Many people are faced with the prospect of having a conservator appointed to attend to the personal affairs of a loved-one. There are both advantages and disadvantages of this legal process. There are also some alternatives to a conservatorship that may be more appealing. It is a good idea to discuss your options with an elder law attorney before making a decision on which course to take.
What is a conservator?
A conservator is a person appointed by a judge for the benefit of someone who has become incapacitated. Courts have broad discretion when determining who should be appointed as a conservator. Although they generally consider a spouse, adult child or other close family member to serve in this important capacity, the choice still belongs to the court. An independent professional, such as an attorney or accountant, may be appointed depending on the circumstances.
Once appointed, the conservator becomes responsible for managing the personal, financial and/or medical affairs of the “conservatee,” depending on the circumstances. Although a conservatorship can be ended in certain situations, termination requires court approval. Because seeking a conservatorship is a very important decision, it is important to understand both the advantages and disadvantages of taking this significant step.

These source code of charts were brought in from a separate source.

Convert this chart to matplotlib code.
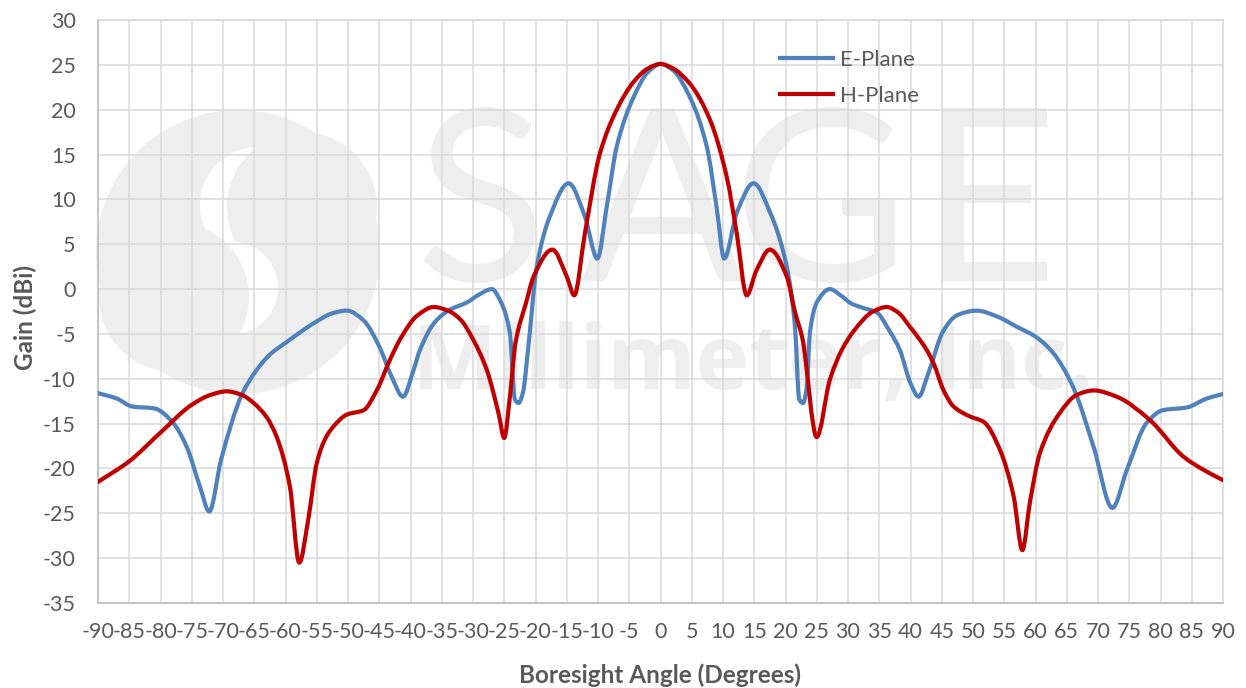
import numpy as np
import matplotlib.pyplot as plt
from matplotlib.path import Path
from matplotlib.patches import PathPatch, Circle
from matplotlib.lines import Line2D

# E-plane cut: angle (deg) / gain (dBi)
e_angle = [-90, -87, -84.5, -81, -78, -75.8, -73.7, -72.2, -70.3, -67, -65, -62.5, -60,
           -55, -52.5, -50.2, -47.5, -45, -43, -41.2, -39.5, -38.5, -36, -33.7, -31, -29,
           -27, -25.5, -24.1, -23.3, -22.7, -22.0, -21.2, -19.8, -17.7, -14.7, -12.1, -10.1,
           -8.6, -7, -4.3, -2, 0, 2, 4.7, 7.4, 9.0, 10.2, 12.2, 14.9, 17.5, 20.2, 21.5,
           22.2, 22.8, 23.4, 23.9, 25, 27.1, 29, 30.5, 32.4, 34.6, 36.5, 38.3, 40, 41.3,
           42.8, 45.3, 47.5, 50.6, 54, 57, 60, 62.8, 66, 69.3, 72.3, 74.6, 77.8, 80.4,
           84.2, 87.4, 90]
e_gain = [-11.6, -12.2, -13.1, -13.3, -14.9, -17.6, -22.0, -24.8, -19.0, -11.8, -9.4, -7.3, -6.0,
          -3.6, -2.7, -2.4, -3.5, -6.4, -9.8, -12.0, -9.0, -6.8, -3.6, -2.3, -1.5, -0.6,
          0.0, -1.5, -4.9, -12.3, -12.7, -11.5, -6.8, 2.5, 8.1, 11.8, 8.1, 3.4,
          9.2, 15.9, 21.4, 24.2, 25.1, 24.4, 21.4, 15.9, 9.0, 3.4, 8.5, 11.8, 8.6, 2.5, -4.0,
          -12.3, -12.7, -11.0, -4.9, -1.5, 0.0, -0.8, -1.6, -2.1, -2.6, -4.5, -6.8, -10.5, -12.0,
          -9.5, -4.6, -2.9, -2.4, -3.1, -4.2, -5.3, -7.1, -10.9, -17.6, -24.4, -20.2, -14.9, -13.5,
          -13.2, -12.2, -11.7]

# H-plane cut
h_angle = [-90, -85, -80, -75, -72, -69.4, -67, -65.1, -63, -61.4, -59.3, -57.8, -56.3,
           -55, -53.5, -52.3, -50.2, -47.5, -45.4, -43.3, -41.5, -39, -36.3, -34, -32,
           -30, -27.8, -25.9, -25, -24.1, -23.2, -21.5, -20.3, -17.3, -15, -13.8, -12.1,
           -9.7, -7, -4.3, -2, 0, 2, 4.7, 7.9, 10.6, 12.2, 13.8, 15.3, 17.5, 20.2, 21.5,
           22.7, 25, 27.1, 29, 31, 34, 36.2, 38, 39.9, 42.6, 43.7, 45.3, 46.9, 49.5, 51.7,
           54.3, 56.5, 57.9, 59.1, 60.7, 63.9, 66.6, 69.3, 73, 78.3, 83.7, 87, 90]
h_gain = [-21.5, -19.2, -16.0, -12.9, -11.8, -11.4, -11.8, -12.7, -14.3, -16.5, -22.0, -30.5, -25.4,
          -19.4, -16.5, -15.3, -14.0, -13.5, -11.3, -7.9, -5.4, -3.0, -2.0, -2.4, -3.4,
          -5.6, -9.0, -13.9, -16.6, -12.0, -6.0, -1.5, 1.4, 4.4, 1.4, -0.7, 6.2,
          15.1, 20.0, 23.1, 24.6, 25.1, 24.6, 22.9, 18.9, 12.5, 6.2, -0.7, 2.0, 4.4, 1.4, -2.5,
          -5.5, -16.5, -10.1, -6.8, -4.6, -2.5, -2.0, -2.6, -4.2, -6.8, -8.3, -11.3, -13.1, -14.2, -14.8,
          -17.9, -23.1, -29.1, -23.8, -18.3, -13.8, -11.8, -11.3, -12.0, -14.6, -18.7, -20.2, -21.3]

x_ticks = list(range(-90, 91, 5))
y_ticks = list(range(-35, 31, 5))

blue = '#4f81bd'
red = '#c00000'
text_gray = '#595959'
grid_gray = '#d9d9d9'
mark_gray = '#eeeeee'

plt.rcParams['font.family'] = ['Lato', 'DejaVu Sans']
plt.rcParams['axes.unicode_minus'] = False


def smooth_path(xs, ys):
    # cubic bezier pieces with monotone (Fritsch-Carlson) tangents
    x = np.asarray(xs, float)
    y = np.asarray(ys, float)
    h = np.diff(x)
    d = np.diff(y) / h
    m = np.zeros_like(x)
    m[0], m[-1] = d[0], d[-1]
    for i in range(1, len(x) - 1):
        if d[i - 1] * d[i] <= 0:
            m[i] = 0.0
        else:
            w1 = 2 * h[i] + h[i - 1]
            w2 = h[i] + 2 * h[i - 1]
            m[i] = (w1 + w2) / (w1 / d[i - 1] + w2 / d[i])
    verts = [(x[0], y[0])]
    codes = [Path.MOVETO]
    for i in range(len(x) - 1):
        verts += [(x[i] + h[i] / 3, y[i] + m[i] * h[i] / 3),
                  (x[i + 1] - h[i] / 3, y[i + 1] - m[i + 1] * h[i] / 3),
                  (x[i + 1], y[i + 1])]
        codes += [Path.CURVE4] * 3
    return Path(verts, codes)


W, H = 1246, 688
fig = plt.figure(figsize=(W / 100, H / 100), dpi=100)
fig.patch.set_facecolor('white')


def px(x, y):
    # pixel position (from top-left) -> figure fraction
    return x / W, 1 - y / H


# background logo
def disc(cx, cy, r, color):
    c = Circle((cx / 100, (H - cy) / 100), r / 100, transform=fig.dpi_scale_trans,
               facecolor=color, edgecolor='none', zorder=-10)
    fig.patches.append(c)


disc(238, 252, 142, mark_gray)
disc(258, 205, 58, 'white')
disc(302, 207, 75, mark_gray)
disc(232, 288, 46, 'white')
disc(174, 297, 75, mark_gray)

for letter, cx in zip('SAGE', [480, 662, 820, 988]):
    fig.text(*px(cx, 281), letter, fontsize=173, color=mark_gray, ha='center',
             va='baseline', zorder=-10)
fig.text(*px(412, 389), 'Millimeter, Inc.', fontsize=65, fontweight='bold',
         family=['Open Sans', 'DejaVu Sans'], color=mark_gray, ha='left',
         va='baseline', zorder=-10)

ax = fig.add_axes([98 / W, 85 / H, 1125 / W, 583 / H])
ax.set_facecolor('none')
ax.set_xlim(-90, 90)
ax.set_ylim(-35, 30)
ax.set_xticks(x_ticks)
ax.set_yticks(y_ticks)
ax.grid(True, color=grid_gray, linewidth=1.1)
ax.set_axisbelow(True)
ax.tick_params(length=0, labelsize=15.5, colors=text_gray)
ax.tick_params(axis='x', pad=14)
ax.tick_params(axis='y', pad=16)
for side in ['top', 'right']:
    ax.spines[side].set_color(grid_gray)
    ax.spines[side].set_linewidth(1.1)
for side in ['left', 'bottom']:
    ax.spines[side].set_color('#bfbfbf')
    ax.spines[side].set_linewidth(1.3)

ax.add_patch(PathPatch(smooth_path(e_angle, e_gain), fill=False, edgecolor=blue,
                       linewidth=3, capstyle='round', joinstyle='round', zorder=3))
ax.add_patch(PathPatch(smooth_path(h_angle, h_gain), fill=False, edgecolor=red,
                       linewidth=3, capstyle='round', joinstyle='round', zorder=4))

handles = [Line2D([], [], color=blue, linewidth=3), Line2D([], [], color=red, linewidth=3)]
leg = ax.legend(handles, ['E-Plane', 'H-Plane'], loc='upper left',
                bbox_to_anchor=px(780, 50), bbox_transform=fig.transFigure,
                frameon=False, fontsize=16, handlelength=2.4, handletextpad=0.3,
                labelspacing=0.72, borderpad=0, borderaxespad=0)
for t in leg.get_texts():
    t.set_color(text_gray)

fig.text(*px(660, 675), 'Boresight Angle (Degrees)', fontsize=17.5, fontweight='bold',
         color=text_gray, ha='center', va='center')
fig.text(*px(25, 317), 'Gain (dBi)', fontsize=17.5, fontweight='bold', color=text_gray,
         ha='center', va='center', rotation=90)

fig.savefig('out.png', dpi=100)
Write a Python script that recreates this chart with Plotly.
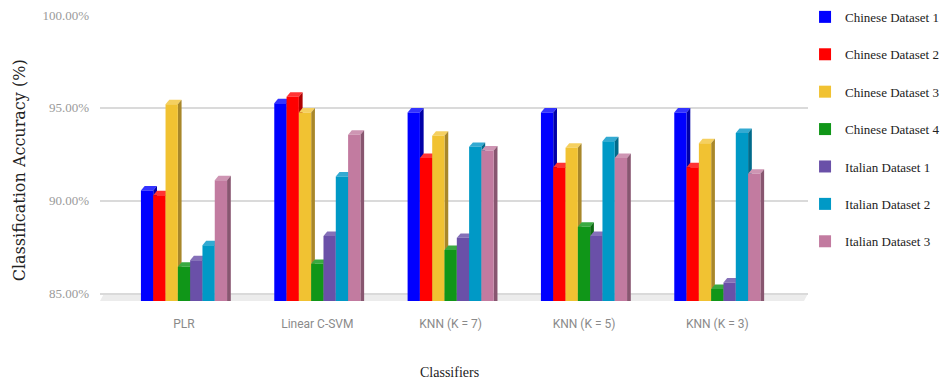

Advantages of a Conservatorship in California
An advantage of court-appointed conservatorships is the required court supervision and control over the conservator. This supervision prevents the conservator from making any vitally important decisions without court permission. For instance, if a conservator must decide whether to withhold live-saving medical treatment, he or she must file a petition with the court to obtain written permission. This oversight provides greater protection for the conservatee, as well as peace of mind for the family.
Another advantage of court oversight is protection against breaches of fiduciary duty or mismanagement of funds. In California, the conservator must file an inventory listing all the conservatee’s property with the court. The conservator must then continue to provide the court with accountings that reflect all transactions involving the conservatee’s assets.
Also, because a conservator is appointed by the court, the conservator will obtain a level of authority that is useful in dealing with third parties on behalf of the conservatee.
Disadvantages of a Conservatorship in California
One big disadvantage of the conservatorship process is the expense. Because the court remains involved in the process, even after the conservatorship has been established, the costs can be substantial. Another disadvantage is that the conservatorship proceedings are a matter of public record. This means the assets of the conservatee, as well as the nature of the incapacity, will become public record and could cause embarrassment.
Probably the most significant disadvantage is that the appointment of a conservator essentially strips the conservatee of any ability to make their own decisions about most of their affairs. For most people, this can be very humiliating. There are some less restrictive alternatives to consider, however. These include advance healthcare directives, durable powers of attorney for finances and/or healthcare, and revocable living trusts. With some advance planning, the appointment of a conservator may not be necessary.